En la cultura taoísta el paisaje tiene una función simbólica. Al representar una montaña, se plasma la inmensidad, la unión entre el cielo y la tierra, pero sobre todo se subraya el vacío frente a ese elemento geográfico. Un vacío que no rellena la presencia del hombre, a menudo diminuto e insignificante frente a la grandiosidad de la naturaleza.
En el noroeste de China se encuentra la región de Heilongjiang. Su capital, Harbin, es una metrópoli que en 2010 adjudicó mediante concurso la construcción de su nueva ópera al estudio chino de arquitectura MAD. Y aquí es donde nuestra introducción cobra sentido ya que su fundador, Ma Yansong, define este trabajo como “una interpretación contemporánea de la relación que Oriente mantiene con la naturaleza.”
Llevando a cabo esas premisas culturales e ideológicas, el edificio aprovecha tanto funcional como estéticamente la topografía. En una isla rodeada de humedales que se congelan en invierno por el anticiclón de Siberia, sobresale la sinuosa silueta de la ópera como una suave e inmensa colina transitable, con su piel cubierta de paneles de aluminio y superficies acristaladas.
Según el propio Ma Yansong, se trata de integrar al espectador en un entorno natural y arquitectónico donde conectar espacio público y un medio ambiente apabullante. Lo que observamos no solo en los exteriores, sino también en las formas orgánicas que dominan el vestíbulo o la sala pequeña con capacidad para 400 personas y con un ventanal gigante tras el escenario.

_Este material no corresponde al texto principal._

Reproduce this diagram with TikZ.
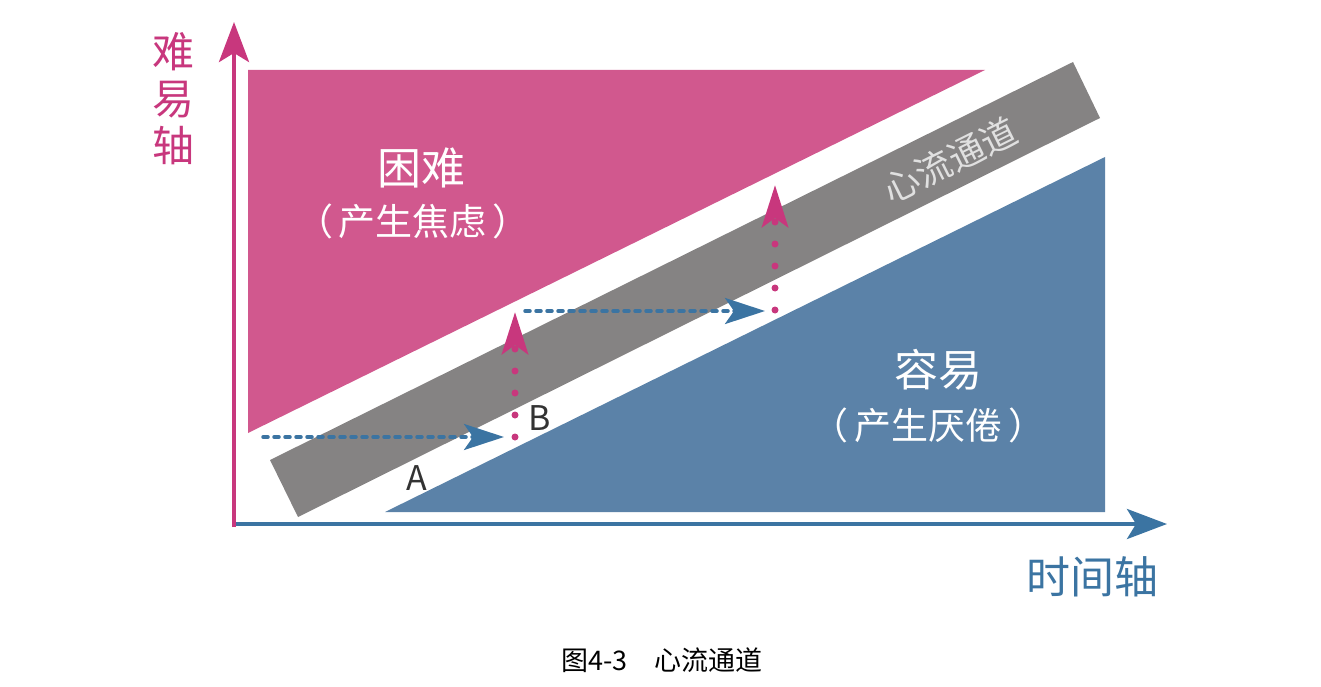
\documentclass[tikz,border=0pt]{standalone}
\usepackage{fontspec}
\setmainfont{Noto Sans CJK SC}
\usetikzlibrary{arrows.meta, positioning, calc}
\definecolor{hardpink}{HTML}{D1588E}
\definecolor{axispink}{HTML}{C8377D}
\definecolor{flowgray}{HTML}{858383}
\definecolor{easyblue}{HTML}{5B82A8}
\definecolor{axisblue}{HTML}{3B74A2}
\tikzset{
  axis/.style={line width=4pt, -{Stealth[length=40pt, width=30pt, inset=9pt]}},
  hmove/.style={axisblue, line width=3.5pt, line cap=round, dash pattern=on 5pt off 6pt, -{Stealth[length=40pt, width=26pt, inset=9pt]}},
  vmove/.style={axispink, line width=7pt, line cap=round, dash pattern=on 0pt off 22pt, -{Stealth[length=42pt, width=26pt, inset=9pt]}},
  zone/.style={text=white, align=center},
  pointlabel/.style={text=black!80, font=\fontsize{34}{34}\selectfont},
}

\begin{document}
\begin{tikzpicture}[x=1pt, y=-1pt]
  \useasboundingbox (0,0) rectangle (1321,687);
  \fill[hardpink] (248,70) -- (985,70) -- (248,433) -- cycle;
  \fill[easyblue] (385,512) -- (1105,512) -- (1105,157) -- cycle;
  \fill[flowgray] (270,460) -- (298,517) -- (1100,118) -- (1073,62) -- cycle;

  \coordinate (origin) at (234,524);
  \coordinate (ytop) at (234,22);
  \coordinate (xend) at (1167,524);
  \draw[axis, axisblue] (232,524) -- (xend);
  \draw[axis, axispink] (234,527) -- (ytop);

  \node[text=axispink, align=center, font=\fontsize{42}{47}\selectfont] (ylabel) at (173,99) {难\\易\\轴};
  \node[text=axisblue, font=\fontsize{44}{44}\selectfont] (xlabel) at (1092,577) {时间轴};

  \node[zone, font=\fontsize{44}{44}\selectfont] (hard) at (421,168) {困难};
  \node[zone, font=\fontsize{37}{37}\selectfont] (hardnote) at (413,221) {（\hspace{6pt}产生焦虑\hspace{6pt}）};
  \node[zone, font=\fontsize{44}{44}\selectfont] (easy) at (938,370) {容易};
  \node[zone, font=\fontsize{37}{37}\selectfont] (easynote) at (928,425) {（\hspace{6pt}产生厌倦\hspace{6pt}）};

  \node[text=black!12, rotate=26.5, font=\fontsize{36}{36}\selectfont] (flow) at (950,160) {心流通道};

  \node[pointlabel] (A) at (417,478) {A};
  \node[pointlabel] (B) at (540,418) {B};

  \coordinate (s1) at (263,437);
  \coordinate (e1) at (504,437);
  \coordinate (b1) at (515,437);
  \coordinate (t1) at (515,312);
  \coordinate (s2) at (525,311);
  \coordinate (e2) at (765,311);
  \coordinate (b2) at (775,310);
  \coordinate (t2) at (775,185);
  \draw[hmove] (s1) -- (e1);
  \draw[vmove] (b1) -- (t1);
  \draw[hmove] (s2) -- (e2);
  \draw[vmove] (b2) -- (t2);

  \node[font=\fontsize{27}{27}\selectfont] (caption) at (662,660) {图4-3\quad 心流通道};
\end{tikzpicture}
\end{document}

Este alumno aventajado de Zaha Hadid y admirador de las cubiertas de Eero Saarinen quiere trascender el actual discurso contra los edificios-espectáculo. Quiere demostrar que tras sus visiones grandiosas hay un pensamiento sólido. Habrá que esperar a que se manifieste la crítica. Pero más allá de opiniones y análisis, queda claro que MAD ha conseguido con esta ópera crear un emblema de la cultura oriental apta para una lectura globalizada. Un manierismo épico que enloquecería tanto a Wagner como a Gaudí.